Please join Arcana: Books on the Arts this Saturday, August 23rd, between 4:00 and 6:00 PM as we welcome Los Angeles’ own renowned Arthur Jafa to celebrate the release of his new publication Live Evil. In addition to signing copies, he will engage in a discussion of the book and his work with art historian Julian Myers.
“Having worked in film and music for decades, American artist Arthur Jafa garnered acclaim in the art world in 2016 for his video work “Love is the Message, the Message is Death.” Composed of found images and videos, his oeuvre revolves around Black American culture, the history of slavery, and ongoing structural and physical violence against Black Americans. As Jafa put it in his 2003 text “My Black Death”: “The central conundrum of black being (the double bind of our ontological existence) lies in the fact that common misery both defines and limits who we are.

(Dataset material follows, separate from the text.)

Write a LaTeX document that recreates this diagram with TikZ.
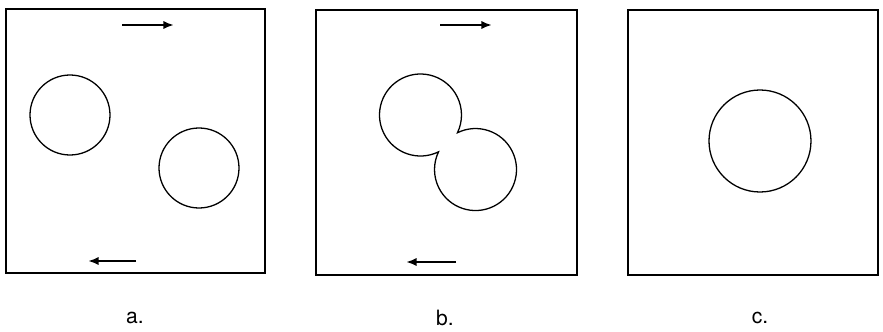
\documentclass[tikz,border=0pt]{standalone}
\usepackage{fontspec}
\setsansfont{TeX Gyre Heros}
\usetikzlibrary{arrows.meta, calc}

\begin{document}
\begin{tikzpicture}[
  x=0.03cm, y=-0.03cm,
  every node/.style = {font=\sffamily\fontsize{18}{20}\selectfont},
  panel/.style = {draw=black, line width=1.3pt},
  disc/.style  = {draw=black, line width=1.1pt},
  flow/.style  = {-{Latex[length=9pt, width=7pt]}, line width=2.2pt}
]
\useasboundingbox (0,0) rectangle (883,331);

%% ── PANEL a (two separate spheres) ──────────────────────────────
\draw[panel] (6,9) rectangle (265,273);
\coordinate (ca1) at (70,115);
\coordinate (ca2) at (199,168);
\draw[disc] (ca1) circle[radius=40];
\draw[disc] (ca2) circle[radius=40];
\coordinate (ta0) at (122,25);  \coordinate (ta1) at (174,25);
\coordinate (ba0) at (136,261); \coordinate (ba1) at (88,261);
\draw[flow] (ta0) -- (ta1);
\draw[flow] (ba0) -- (ba1);
\node (la) at (135,318) {a.};

%% ── PANEL b (spheres touching) ─────────────────────────────────
\draw[panel] (316,10) rectangle (577,275);
\coordinate (cb1) at (420.5,115);
\coordinate (cb2) at (475.5,169.5);
\draw[disc] ($(cb1)+(63.9:41)$) arc[start angle=63.9, end angle=385.6, radius=41]
            arc[start angle=243.9, end angle=565.6, radius=41] -- cycle;
\coordinate (tb0) at (440,25);  \coordinate (tb1) at (492,25);
\coordinate (bb0) at (456,262); \coordinate (bb1) at (406,262);
\draw[flow] (tb0) -- (tb1);
\draw[flow] (bb0) -- (bb1);
\node (lb) at (445,318) {b.};

%% ── PANEL c (single merged sphere) ─────────────────────────────
\draw[panel] (628,10) rectangle (878,275);
\coordinate (cc) at (760,141);
\draw[disc] (cc) circle[radius=51];
\node (lc) at (760,318) {c.};

\end{tikzpicture}
\end{document}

Such that our efforts to eliminate those forces which constrain also function to dissipate much which gives us our specificity, our uniqueness, our flavor by destroying the binds that define we will cease to be, but this is the good death (boa morte) to be embraced.” Bringing together affective memories that touch on US history, violence, repression, modalities of survival and how these exist in the production and dissemination of images, music, sound and time-based media, Jafa reflects on the ontology of race and Blackness. This richly illustrated catalog reproduces key works from Jafa’s wide-ranging oeuvre and explores the philosophical, historical and artistic implications of his practice, featuring essays and a series of conversations between Jafa and key practitioners working in the fields of cinema, arts and theory.”
If you cannot attend and would like to purchase your very own signed copy of Live Evil, please place your order here!
Due to a limited supply of books being air freighted for the event, Arcana has had to cease taking pre-orders. If you would like them to let you know if they have signed copies left after the event, please email them. Books will be available at the event, one per person, first come – first served.
Thanks for your understanding!
Arthur Jafa (born 1960) grew up in Mississippi, where his lifelong fascination with found imagery manifested in his childhood hobby of assembling binders of photographs culled from various sources. Jafa has developed a dynamic practice comprising films, artefacts, and happenings that reference and question the universal and specific articulations of Black being. Underscoring the many facets of the artist’s practice is a recurring question: how can visual media, such as objects, static and moving images, transmit the equivalent “power, beauty and alienation” embedded within forms of Black music in US culture? As a cinematographer and director of photography, Jafa has collaborated with Stanley Kubrick, Solange Knowles and Spike Lee, among many others. His work on Julie Dash’s 1991 film Daughters of the Dust won him the Best Cinematography award at Sundance. In 2019 he was awarded the Golden Lion for the Best Participant of the 58th Venice Biennale “May You Live in Interesting Times.”
Julian Myers is an art historian, editor, and researcher based in Los Angeles. Their essays on contemporary art and exhibitions have appeared academic publications, exhibition catalogues, and more, and include essays on Edgar Arceneaux, Trisha Donnelly, Christina Fernandez, Nancy Holt, Arthur Jafa, Sterling Ruby, and Harald Szeemann. Myers was founding faculty in the department of Curatorial Practice at California College of the Arts, and was senior editor of The Exhibitionist, a journal of exhibition making, from 2014 to 2017. Since 2011, Myers has worked with Joanna Szupinska in the collaboration grupa o.k., which has produced projects and writing for art institutions worldwide.